We don't have to fear the changes that will enter our lives. Our tomorrows will find God beside us, just as he was the day before and is today. He has been with us since we first asked Him into our hearts, and will be at our side until our last breath.

    We'll experience many things in our lifetime: marriage, divorce, births, deaths, new jobs, loss of a job, owning a home- losing one, a happy family, a dysfunctional one, problems with our children, health problems, and many more, and God will be there to rejoice with us, or grieve with us, as always He's done.
 
"Lo, I am with you.."  What comfort; what reassurance. God with us means: We will not be betrayed, won't be abandoned, will have somebody to trust, will have somebody with us through the long haul; somebody who won't bail out on us when things get rough. It means no matter how bright our days, or how dark the nights- He is at our side.
    Life becomes more stressful every day. We need help in order to remain strong and courageous midst the storms of our lives, need help in order to be at peace. There is only one place to receive that peace, and that is through  Christ, the God of All Comfort.

One of our sons, when he was but four years old, feared the dark. Even with a night-light on he'd have trouble falling asleep. Every night, I'd tuck him in and reassure him that I'd be in the next room, so he didn't have to worry or be afraid. Yet, every night, until sleep found him, he'd call out to me at regular intervals. "Mommy, are you still there?"


This is how we are with the Lord, when the stress of life has us hemmed in, when we are discouraged, weary, and afraid. It does not seem quite good enough that God says "Lo, I am with you all the appointed days."

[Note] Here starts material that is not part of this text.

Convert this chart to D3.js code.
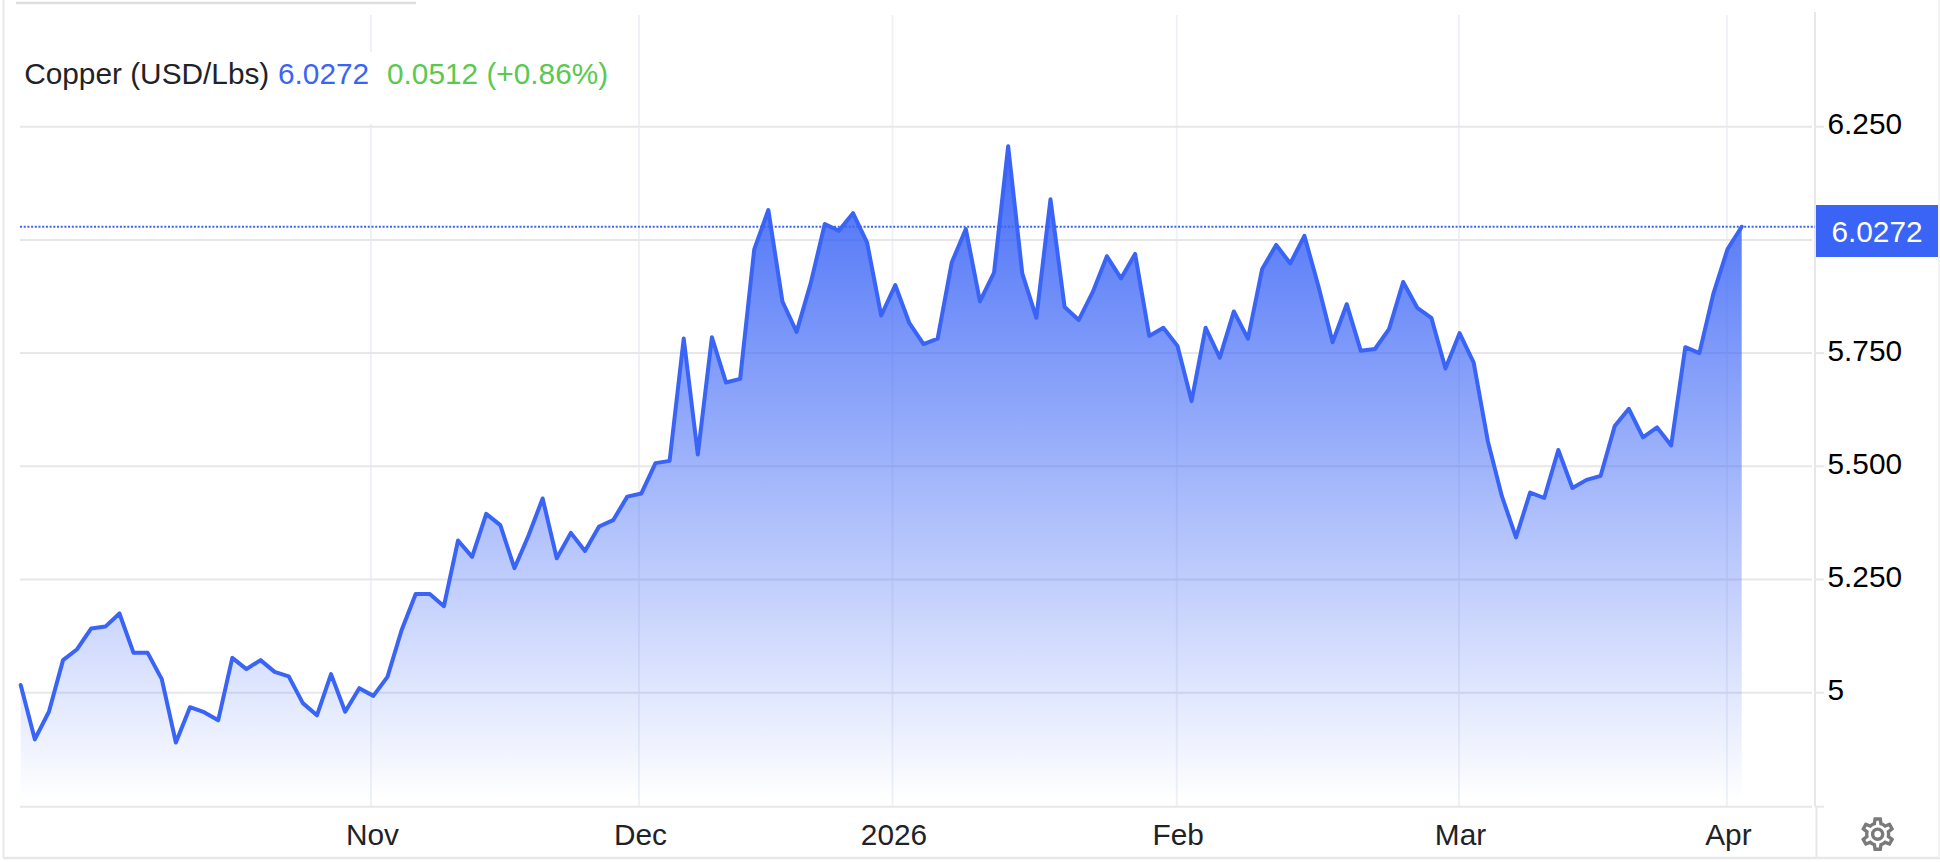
<!DOCTYPE html>
<html lang="en">
<head>
<meta charset="utf-8">
<title>Copper (USD/Lbs)</title>
<style>
html, body { margin:0; padding:0; background:#fff; }
svg { display:block; }
text { font-family:"Liberation Sans","Helvetica",sans-serif; }
.domain { display:none; }
</style>
<script src="https://cdn.jsdelivr.net/npm/d3@7"></script>
</head>
<body>
<div id="chart"></div>
<script>
// daily closes
var prices = [
  5.017,4.897,4.958,5.072,5.096,5.142,5.146,5.175,5.088,5.088,
  5.030,4.890,4.968,4.957,4.939,5.077,5.052,5.072,5.046,5.036,
  4.977,4.950,5.041,4.958,5.010,4.993,5.035,5.138,5.218,5.218,
  5.191,5.336,5.300,5.395,5.370,5.275,5.347,5.429,5.297,5.353,
  5.313,5.367,5.381,5.433,5.440,5.507,5.512,5.782,5.526,5.785,
  5.685,5.693,5.979,6.066,5.864,5.797,5.904,6.035,6.020,6.059,
  5.994,5.833,5.900,5.816,5.770,5.782,5.950,6.024,5.864,5.928,
  6.207,5.926,5.828,6.090,5.852,5.823,5.885,5.964,5.915,5.969,
  5.788,5.806,5.766,5.644,5.806,5.740,5.842,5.782,5.935,5.989,
  5.948,6.009,5.897,5.774,5.858,5.755,5.759,5.803,5.907,5.850,
  5.828,5.716,5.794,5.729,5.556,5.434,5.343,5.442,5.430,5.536,
  5.452,5.470,5.479,5.589,5.627,5.564,5.586,5.546,5.763,5.750,
  5.882,5.980,6.029
];
var monthLabels = ["Nov","Dec","2026","Feb","Mar","Apr"];
var monthPositions = [24.83,43.83,61.8,81.95,101.96,120.95];   // in trading-day index
var priceTicks = [5,5.25,5.5,5.75,6,6.25];
var priceLabels = ["5","5.250","5.500","5.750","","6.250"];   // 6 sits under the price tag
var lastPrice = 6.0272;
var lastChange = "0.0512 (+0.86%)";
var title = "Copper (USD/Lbs)";

var width = 1940, height = 862;
var blue = "#3a64f6", gridColor = "#e7e7ea", vGridColor = "#eef2f7", fontSize = 29.8;

var svg = d3.select("#chart").append("svg")
    .attr("width", width)
    .attr("height", height);

var x = d3.scaleLinear().domain([0, prices.length - 1]).range([20.7, 1741.7]);
var y = d3.scaleLinear().domain([4.75, 6.5]).range([805.9, 13.5]);
var plotLeft = 20, plotRight = 1812, plotBottom = 806.7, plotTop = 15, axisX = 1815;
var lastY = y(prices[prices.length - 1]);

var grad = svg.append("defs").append("linearGradient")
    .attr("id", "areaFill")
    .attr("gradientUnits", "userSpaceOnUse")
    .attr("x1", 0).attr("x2", 0)
    .attr("y1", y(d3.max(prices))).attr("y2", 800);
grad.append("stop").attr("offset", 0).attr("stop-color", blue).attr("stop-opacity", 0.95);
grad.append("stop").attr("offset", 1).attr("stop-color", blue).attr("stop-opacity", 0);

// frame
svg.append("line").attr("x1", 16).attr("x2", 416).attr("y1", 3).attr("y2", 3)
    .style("stroke", "#dedede").style("stroke-width", 2.5);
svg.append("line").attr("x1", 3.5).attr("x2", 3.5).attr("y1", 0).attr("y2", 858)
    .style("stroke", gridColor).style("stroke-width", 2);
svg.append("line").attr("x1", 3).attr("x2", width).attr("y1", 858).attr("y2", 858)
    .style("stroke", gridColor).style("stroke-width", 2.5);
svg.append("line").attr("x1", 1939).attr("x2", 1939).attr("y1", 0).attr("y2", 858)
    .style("stroke", "#f0f0f2").style("stroke-width", 1.5);

// grid
svg.selectAll("line.vgrid")
    .data(monthPositions)
    .enter()
    .append("line")
        .attr("class", "vgrid")
        .attr("x1", function(d) { return x(d); })
        .attr("x2", function(d) { return x(d); })
        .attr("y1", plotTop)
        .attr("y2", plotBottom)
        .style("stroke", vGridColor)
        .style("stroke-width", 2);

svg.selectAll("line.hgrid")
    .data(priceTicks)
    .enter()
    .append("line")
        .attr("class", "hgrid")
        .attr("x1", plotLeft)
        .attr("x2", plotRight)
        .attr("y1", function(d) { return y(d); })
        .attr("y2", function(d) { return y(d); })
        .style("stroke", gridColor)
        .style("stroke-width", 2);

svg.append("line").attr("x1", plotLeft).attr("x2", plotRight)
    .attr("y1", plotBottom).attr("y2", plotBottom)
    .style("stroke", gridColor).style("stroke-width", 2);
svg.append("line").attr("x1", plotRight + 3).attr("x2", 1824)
    .attr("y1", plotBottom).attr("y2", plotBottom)
    .style("stroke", gridColor).style("stroke-width", 2);
svg.append("line").attr("x1", axisX).attr("x2", axisX).attr("y1", 12).attr("y2", plotBottom)
    .style("stroke", gridColor).style("stroke-width", 2);
svg.append("line").attr("x1", 1816.5).attr("x2", 1816.5).attr("y1", plotBottom).attr("y2", 858)
    .style("stroke", gridColor).style("stroke-width", 2);

// area + line
var area = d3.area()
    .x(function(d, i) { return x(i); })
    .y0(plotBottom)
    .y1(function(d) { return y(d); });
var line = d3.line()
    .x(function(d, i) { return x(i); })
    .y(function(d) { return y(d); });

svg.append("path").datum(prices).attr("d", area).style("fill", "url(#areaFill)");
svg.append("path").datum(prices).attr("d", line)
    .style("fill", "none")
    .style("stroke", blue)
    .style("stroke-width", 4)
    .style("stroke-linejoin", "round")
    .style("stroke-linecap", "round");

// last price dotted line
svg.append("line")
    .attr("x1", plotLeft).attr("x2", axisX)
    .attr("y1", lastY).attr("y2", lastY)
    .style("stroke", blue)
    .style("stroke-width", 2)
    .style("stroke-dasharray", "2 1.7");

// axes
var yAxis = d3.axisRight(y)
    .tickValues(priceTicks)
    .tickFormat(function(d, i) { return priceLabels[i]; })
    .tickSize(0)
    .tickPadding(0);
var yG = svg.append("g").attr("transform", "translate(1827.5,0)").call(yAxis);
yG.selectAll("text")
    .attr("dy", null)
    .attr("dominant-baseline", "central")
    .attr("transform", "translate(0,-3.5)")
    .style("font-size", fontSize + "px")
    .style("font-family", '"Liberation Sans",sans-serif')
    .style("fill", "#000");
svg.selectAll("line.ytick")
    .data(priceTicks)
    .enter()
    .append("line")
        .attr("class", "ytick")
        .attr("x1", plotRight + 3)
        .attr("x2", 1824)
        .attr("y1", function(d) { return y(d); })
        .attr("y2", function(d) { return y(d); })
        .style("stroke", gridColor)
        .style("stroke-width", 2);

var xAxis = d3.axisBottom(x)
    .tickValues(monthPositions)
    .tickFormat(function(d, i) { return monthLabels[i]; })
    .tickSize(0)
    .tickPadding(0);
var xG = svg.append("g").attr("transform", "translate(1,845)").call(xAxis);
xG.selectAll("text")
    .attr("y", 0)
    .attr("dy", null)
    .style("font-size", fontSize + "px")
    .style("font-family", '"Liberation Sans",sans-serif')
    .style("fill", "#1f2328");

// last price tag
svg.append("rect")
    .attr("x", 1816).attr("y", 205)
    .attr("width", 122).attr("height", 52)
    .style("fill", blue);
svg.append("text")
    .attr("x", 1877).attr("y", 242)
    .attr("text-anchor", "middle")
    .style("font-size", fontSize + "px")
    .style("fill", "#fff")
    .text(d3.format(".4f")(lastPrice));

// legend
svg.append("rect").attr("x", 20).attr("y", 52).attr("width", 595).attr("height", 72).style("fill", "#fff");
svg.append("text").attr("x", 24.2).attr("y", 84)
    .style("font-size", fontSize + "px").style("fill", "#1f2328").text(title);
svg.append("text").attr("x", 278).attr("y", 84)
    .style("font-size", fontSize + "px").style("fill", blue).text(d3.format(".4f")(lastPrice));
svg.append("text").attr("x", 387).attr("y", 84)
    .style("font-size", fontSize + "px").style("fill", "#5ac94f").text(lastChange);

// settings icon
svg.append("path")
    .attr("transform", "translate(1857.5,814) scale(1.68)")
    .style("fill", "#7a7a7a")
    .attr("d", "M19.43 12.98c.04-.32.07-.64.07-.98 0-.34-.03-.66-.07-.98l2.11-1.65c.19-.15.24-.42.12-.64l-2-3.46c-.09-.16-.26-.25-.44-.25-.06 0-.12.01-.17.03l-2.49 1c-.52-.4-1.08-.73-1.69-.98l-.38-2.65C14.46 2.18 14.25 2 14 2h-4c-.25 0-.46.18-.49.42l-.38 2.65c-.61.25-1.17.59-1.69.98l-2.49-1c-.06-.02-.12-.03-.18-.03-.17 0-.34.09-.43.25l-2 3.46c-.13.22-.07.49.12.64l2.11 1.65c-.04.32-.07.65-.07.98 0 .33.03.66.07.98l-2.11 1.65c-.19.15-.24.42-.12.64l2 3.46c.09.16.26.25.44.25.06 0 .12-.01.17-.03l2.49-1c.52.4 1.08.73 1.69.98l.38 2.65c.03.24.24.42.49.42h4c.25 0 .46-.18.49-.42l.38-2.65c.61-.25 1.17-.59 1.69-.98l2.49 1c.06.02.12.03.18.03.17 0 .34-.09.43-.25l2-3.46c.12-.22.07-.49-.12-.64l-2.11-1.65zm-1.98-1.71c.04.31.05.52.05.73 0 .21-.02.43-.05.73l-.14 1.13.89.7 1.08.84-.7 1.21-1.27-.51-1.04-.42-.9.68c-.43.32-.84.56-1.25.73l-1.06.43-.16 1.13-.2 1.35h-1.4l-.19-1.35-.16-1.13-1.06-.43c-.43-.18-.83-.41-1.23-.71l-.91-.7-1.06.43-1.27.51-.7-1.21 1.08-.84.89-.7-.14-1.13c-.03-.31-.05-.54-.05-.74s.02-.43.05-.73l.14-1.13-.89-.7-1.08-.84.7-1.21 1.27.51 1.04.42.9-.68c.43-.32.84-.56 1.25-.73l1.06-.43.16-1.13.2-1.35h1.39l.19 1.35.16 1.13 1.06.43c.43.18.83.41 1.23.71l.91.7 1.06-.43 1.27-.51.7 1.21-1.07.85-.89.7.14 1.13zM12 8c-2.21 0-4 1.79-4 4s1.79 4 4 4 4-1.79 4-4-1.79-4-4-4zm0 6c-1.1 0-2-.9-2-2s.9-2 2-2 2 .9 2 2-.9 2-2 2z");
</script>
</body>
</html>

We still call out to him in the dark of night, and sometimes in the bright of noon day, "Lord, are you still there?"
   Jesus promised NEVER to forsake us. Let's believe him; let's praise Him for his faithfulness rather than be a doubting Thomas.

Make a wonderful memory today. Be good to others and just as good to yourselves. Have patience with all things, but mostly with yourselves. Don't become discouraged when considering your imperfections. We all have them. Don't forget that we are a work in progress. God isn't finished with us yet.